Matter is not completely unchanging (it receives different forms), but in some sense it persists through change. God, however, is unchanging in a more absolute way.

The Greeks and the Beginning of Things #

The Pre-Socratic philosophers recognized four attributes of what is first:

  1. One (Thales)
  2. Simple (Thales with water)
  3. Unlimited/Infinite (Anaximander—to apeiron)
  4. Unchanging (implicit in discussion of what persists through change)

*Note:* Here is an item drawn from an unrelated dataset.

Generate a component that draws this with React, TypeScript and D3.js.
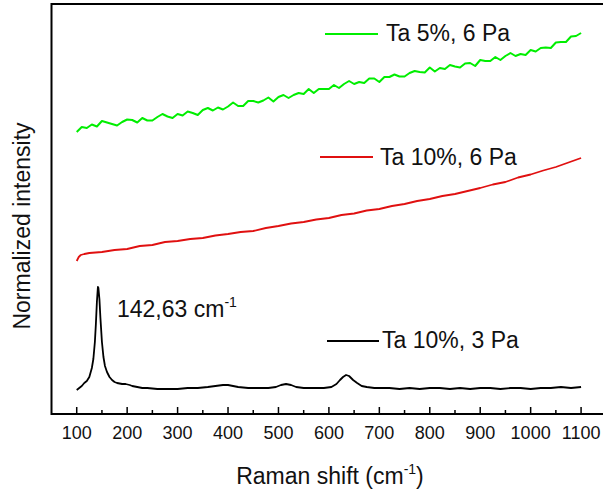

These four naturally rise from Greek thinking because they think of the first principle as material. However, Thomas Aquinas adds a fifth attribute: Perfect. This becomes apparent only when one recognizes the first cause is not material but like form or mover—i.e., not passive matter but active principle.

The Order of Discussion #

Thomas Aquinas structures discussion of God’s substance around these five attributes but does so in different orders in different works (Summa Theologiae vs. Summa Contra Gentiles), yet each order reveals something important. All attributes are ultimately reducible to these five, and all statements about God’s attributes in sources like Vatican I documents can be traced back to one of these five.

Important Definitions #

Cause (αἰτία) #

What is responsible for the being or becoming of another; that upon which the effect depends for its existence or coming into existence.

Effect #

That which depends upon a cause for its being or becoming.

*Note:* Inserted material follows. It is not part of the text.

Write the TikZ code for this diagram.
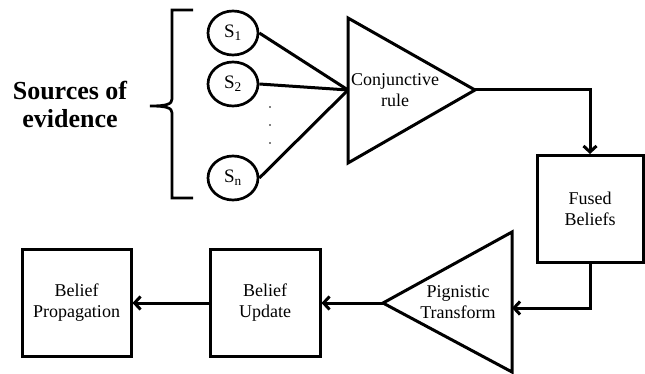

Equivocal by Reason (ἀνωνυμία κατὰ λόγον) #

Words that have multiple meanings that are ordered toward a common notion rather than purely accidental (as in equivocal by chance).

Examples & Illustrations #

The Wooden Chair #

  • Wood (material cause) is responsible for the chair’s existence
  • The carpenter (efficient cause) shapes the matter
  • The form or shape (formal cause) makes it a chair rather than a table
  • Sitting (final cause) is the purpose for which the carpenter made it with its particular form

These four are all ‘responsible,’ yet the responsibility operates differently in each case.

The Word ‘Cat’ #

Parts of the word include:

  • Quantitative parts: C, A, T (letters)
  • Parts of the definition: the sounds and their order (the letters constitute it)

But these are not parts in the same way. We can say ‘a cat is composed of C, A, and T,’ but we cannot say ‘a cat is C.’ Yet with a square: we can say ‘a square is equilateral,’ ‘a square is a right angle,’ etc.

Change and Unchanging Substrate #

  • If the ball ceases to exist after leaving the infield, the game becomes impossible
  • Motion is impossible unless something remains through the change
  • Matter persists while forms change, allowing motion to occur

Questions Addressed #

How Can Multiple Things Be Called ‘Cause’ If They Work Differently? #

They are unified by a common notion (responsibility for being or becoming) but differ in how that responsibility operates. This is not problematic because words can have ordered meanings (equivocal by reason) that are still intelligibly connected rather than purely accidental homonyms.

What Distinguishes This from Pure Equivocity? #

Pure equivocity would be like ‘bat’ (animal) and ‘bat’ (object)—entirely unrelated. But ‘cause’ has an ordered relationship: all four are genuinely responsible in some way for the thing’s being or becoming, even though the mode of responsibility differs.

Why Is the Framework Universally Applicable? #

Because any knowledge that seeks to understand why—any science that looks for causes—will necessarily inquire after one or more of these kinds of causes. Different sciences may emphasize different causes (e.g., geometry focuses on formal cause), but all sciences that explain ultimately employ this framework.

Notable Quotes #

“A cause is what is responsible for the being or the becoming of another.”

“You depend upon something that doesn’t move, right, in order to walk.”

“It’s kind of an interesting text” [on Vatican I’s discussion of God], “but everything that’s said there was back in one of these five [attributes].”

“Four of the five attributes of God… they have a different meaning, and they’re said of God, and the sign of the matter.”

“These four… rise very naturally [from Greek thought], and in the fifth one [perfection], right, let’s just see different kinds of cause.”